Containers at least 28 inches wide are highly prized. But Kristopher Dabner, owner of the Greensman, also is seeing skinny urns (about 4 feet tall and 18 inches wide) that are impressive.
So what should you plant in them? In a big pot, start with a larger plant such as a juniper or white pine and fill in with ivy, potted tulips or masses of pansies, Dillon advises. Or mix flowering quince, alyssum and daffodils in an antique urn. For a more dramatic look, use a scouring rush in a galvanized metal planter. Give the vertical grassy plant a flat-top haircut, and top the soil with black river rocks.
It's fine to use one type of plant or flower per container, Dabner says. For a formal look, put matching containers on each side of the door.
Creamer likes groupings of three near the front door. For example, use a tall iron urn filled with primroses surrounded by pansies and thyme. Then plant Irish moss in a green pot. In a whimsical touch, add a rabbit statue next to the two containers.
"I always think you should put a smile on a guest's face when they knock on the door," she says.
3. ADD A WELCOME MAT
If your mat is in good shape, clean it and keep it. If it's wearing down, it's time for a new one.
A standard 18-by-30-inch mat is easy to find at lots of stores. A standard size is fine if you have a single front door and a small stoop.
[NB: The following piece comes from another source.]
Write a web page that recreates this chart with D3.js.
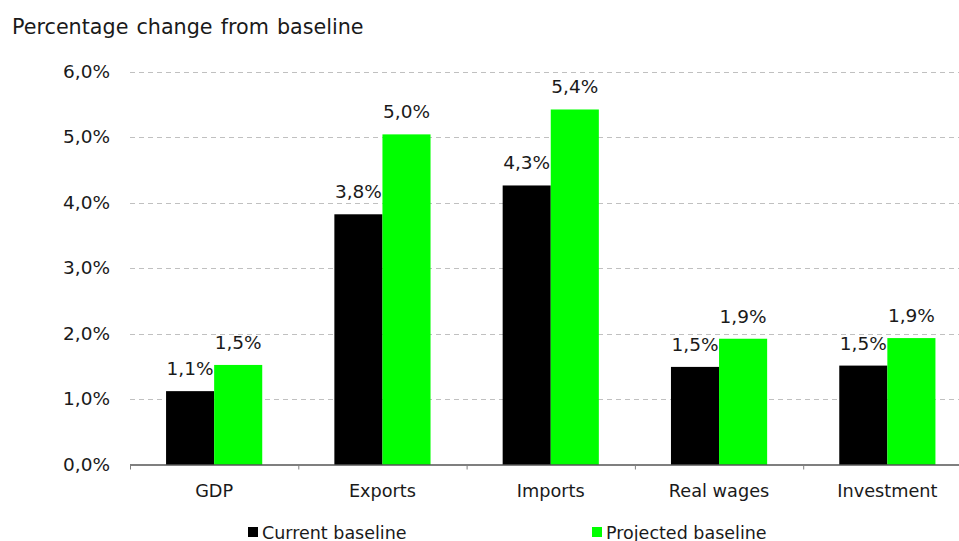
<!DOCTYPE html>
<html>
<head>
<meta charset="utf-8">
<script src="https://cdn.jsdelivr.net/npm/d3@7"></script>
<style>
  html, body { margin: 0; padding: 0; background: #fff; }
  svg { display: block; font-family: "DejaVu Sans", Verdana, sans-serif; }
</style>
</head>
<body>
<svg id="chart" width="959" height="541"></svg>
<script>
// Indicators shown on the x axis
const categories = ["GDP", "Exports", "Imports", "Real wages", "Investment"];
// Series
const seriesNames = ["Current baseline", "Projected baseline"];
const currentBaseline = [1.12, 3.82, 4.26, 1.49, 1.51];
const projectedBaseline = [1.52, 5.04, 5.42, 1.92, 1.93];
// Y axis ticks (percent)
const yTicks = [0, 1, 2, 3, 4, 5, 6];

const seriesColors = ["#000000", "#00ff00"];
const seriesValues = [currentBaseline, projectedBaseline];

const svg = d3.select("#chart");
const fmt = v => v.toFixed(1).replace(".", ",") + "%";
const textColor = "#1a1a1a";

const x0 = d3.scaleBand().domain(categories).range([130, 971.5]).paddingInner(0).paddingOuter(0);
const x1 = d3.scaleBand().domain(seriesNames).range([0, x0.bandwidth()]).paddingInner(0).paddingOuter(0.75);
const y = d3.scaleLinear().domain([0, 6]).range([464.5, 71.5]);

// Title
svg.append("text").attr("x", 12).attr("y", 34)
  .attr("font-size", 20.7).attr("word-spacing", 1.5).attr("fill", textColor)
  .text("Percentage change from baseline");

// Gridlines
svg.append("g").selectAll("line").data(yTicks.filter(t => t > 0)).join("line")
  .attr("x1", 130).attr("x2", 959)
  .attr("y1", d => Math.round(y(d)) + 0.5).attr("y2", d => Math.round(y(d)) + 0.5)
  .attr("stroke", "#c0c0c0").attr("stroke-width", 1).attr("stroke-dasharray", "5,4");

// Y axis labels
const yAxis = d3.axisLeft(y).tickValues(yTicks).tickFormat(fmt).tickSize(0).tickPadding(20);
svg.append("g").attr("transform", "translate(130,0)").call(yAxis)
  .call(g => g.select(".domain").remove())
  .call(g => g.selectAll("text").attr("font-size", 18.5).attr("fill", textColor)
    .attr("font-family", "DejaVu Sans, Verdana, sans-serif"));

// Bars
const groups = svg.append("g").selectAll("g").data(categories).join("g")
  .attr("transform", d => `translate(${x0(d)},0)`);

groups.selectAll("rect").data((d, i) => seriesNames.map((s, j) => ({ s, j, v: seriesValues[j][i] })))
  .join("rect")
  .attr("x", d => x1(d.s)).attr("width", x1.bandwidth())
  .attr("y", d => y(d.v)).attr("height", d => y(0) - y(d.v))
  .attr("fill", d => seriesColors[d.j]);

// Value labels
groups.selectAll("text.val").data((d, i) => seriesNames.map((s, j) => ({ s, j, v: seriesValues[j][i] })))
  .join("text").attr("class", "val")
  .attr("x", d => x1(d.s) + x1.bandwidth() / 2)
  .attr("y", d => y(d.v) - 16)
  .attr("text-anchor", "middle").attr("font-size", 18.5).attr("fill", textColor)
  .text(d => fmt(d.v));

// X axis
const xg = svg.append("g").attr("transform", `translate(0,${y(0)})`);
xg.append("line").attr("x1", 130).attr("x2", 959).attr("y1", 0.5).attr("y2", 0.5)
  .attr("stroke", "#000").attr("stroke-width", 1.2);
xg.selectAll("line.tk").data(categories).join("line").attr("class", "tk")
  .attr("x1", d => x0(d) + 0.5).attr("x2", d => x0(d) + 0.5)
  .attr("y1", 1).attr("y2", 5).attr("stroke", "#808080");
xg.selectAll("text.cat").data(categories).join("text").attr("class", "cat")
  .attr("x", d => x0(d) + x0.bandwidth() / 2).attr("y", 32.5)
  .attr("text-anchor", "middle").attr("font-size", 17.7).attr("fill", textColor)
  .text(d => d);

// Legend
const legendX = [248, 592];
const legend = svg.append("g").selectAll("g").data(seriesNames).join("g")
  .attr("transform", (d, i) => `translate(${legendX[i]},0)`);
legend.append("rect").attr("x", 0).attr("y", 527).attr("width", 10).attr("height", 10)
  .attr("fill", (d, i) => seriesColors[i]);
legend.append("text").attr("x", 14).attr("y", 538.5).attr("font-size", 17.5).attr("fill", textColor)
  .text(d => d);
</script>
</body>
</html>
But if you have double front doors or a door with sidelight windows, you need a larger mat. Otherwise, the mat will look dinky and make your front entrance look cluttered. Start with at least a 24-by-36-inch mat.
If your front porch is wide, you can upgrade to an outdoor rug. Home-design catalogs are offering more of these rugs, which look like indoor area rugs.
"The outdoor rugs are a great look," says Kristopher Dabner, owner of the Greensman. "They're not only inviting for guests, but they make you want to sit outside and enjoy the weather."